In Tralee, I couldn’t help but notice the success, for example, of the Blennerville Windmill tourism attraction – promoted extensively all over the place with signage (and online) as part of the Wild Atlantic Way – tagged as Ireland’s largest working windmill and Kerry’s model railway. It seems to me that thousands and thousands of euro have been invested by the tourism authorities at regional and national level – quite separate to the windmill management itself – and the result is a huge boost in tourism numbers for the windmill and the Tralee area.
The blurb for the Tralee site on its promotional material raised another eyebrow or two. It states: ‘Blennerville Windmill stands as the dominant landmark in Tralee Bay – where the town of Tralee meets the Dingle Peninsula. It was authentically restored to full working order in the 1980s. It is the only windmill along Ireland’s Atlantic Way and is the largest working windmill in Ireland’.
Three weeks ago I stood in Elphin and listened to Barry Beirne and the hard-working volunteers of the local windmill committee as they talked about their struggles to try and promote their windmill on the edge of the town. Built around 1730, this building is recognised as the oldest operational windmill in the country – even older than Blenerville. The restoration work done in the 1990s was absolutely spectacular and any visit to the top floor of the building will confirm the fantastic nature of the workmanship and unique design – in a building recognised as the only remaining working windmill of its kind in the west of Ireland today.
The local committee are doing their absolute best to promote the centre – and the mill was busy with callers on the day I visited – but the committee is still working in a voluntary capacity and are adamant that they should have a manager and staff there in the key tourism months to welcome visitors and show them around this majestic site.
With some good help from Roscommon LEADER Partnership, Roscommon County Council and other agencies in recent months, they are now on the way to building a new coffee shop, yet when you speak to the volunteers, you get the sense that they need support at national level to make this project really come to fruition and reach its true potential. They need the leg up that Blennerville already gets in Tralee in terms of promotion and marketing at national level – and they need it quickly.
Furthermore, the Elphin committee have what I consider to be one of the most basic of claims for fair treatment in another key area – they are seeking support in the payment of the annual insurance premium for the site. Like so many other tourism operators, they face a steep premium payment every year – yet they are a not-for-profit group and are working in a relatively low-key risk area when it comes to insurance. They must surely be entitled to support. An old friend of mine in tidy towns circles has long campaigned for the biggest insurance companies in Ireland (who are paid millions by public bodies to insure their buildings every year) to come together and support not-for-profit community groups with a one-for-all style policy discount scheme so that they can concentrate their own funds instead on maintenance and painting, etc. Maybe one of these days somebody will listen.
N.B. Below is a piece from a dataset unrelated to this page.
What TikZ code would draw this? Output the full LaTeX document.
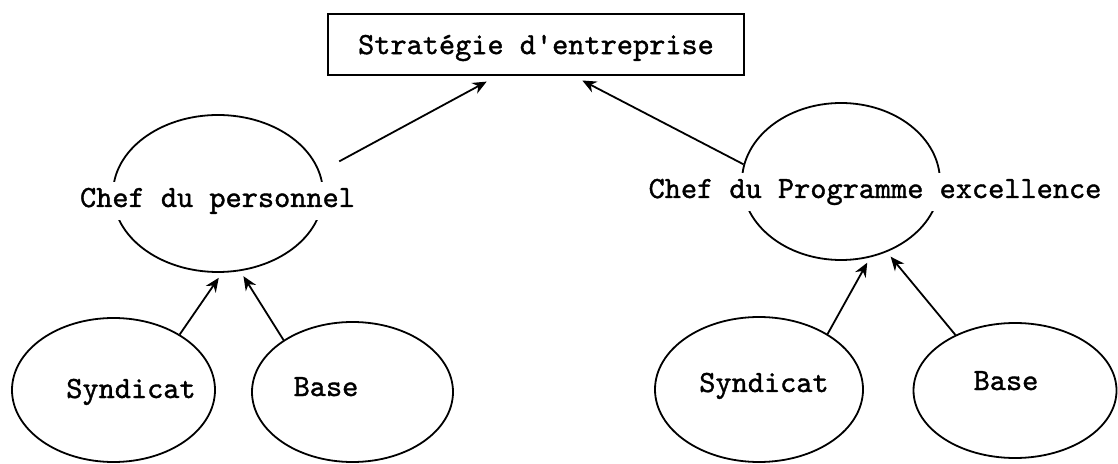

Apart from the fascinating elements of the visit to the windmill, I found something far more extraordinary across the road from the site when I visited recently. There is only one word to describe the new park that has now been developed there – and that word is UNIQUE.
It’s a real gem for visitors and locals – a new woodland park with up to 5,000 native trees, stone paths and trails, four ponds, multiple seats and resting places, over 500 pollinators, wild meadow flowers, tunnels for the kids and fruit trees, as well as a tarmacaded car park at the front. I think it’s actually something that is going to win national awards for its biodiversity and wildlife in years to come. Barry Beirne and the committee should really take a bow for the tremendous work they have already done here. Bloody hard work it was too, and there’s more of that to come.
This is why I believe that committees like the one in Elphin deserve far greater support from the national authorities when it comes to completing their voluntary work. Granted, Elphin does not have 23,000 people living there (like Tralee) and is not quite on the US Tour bus trail, but it never will be unless it is singled out for extra support and assistance. The sooner this is realised, the better.
* It would be remiss of me to conclude without acknowledging the marvellous work of the late, great Cyril McDermott at the Elphin Windmill, and on so many other key community projects in the area. I met Cyril many times on visits to the town in recent years and I used to joke with him that he was never at home – so numerous were his activities and volunteering roles. I know his colleagues miss Cyril greatly and intend to honour his name in a memorial so that his great work here will never be forgotten. RIP Cyril.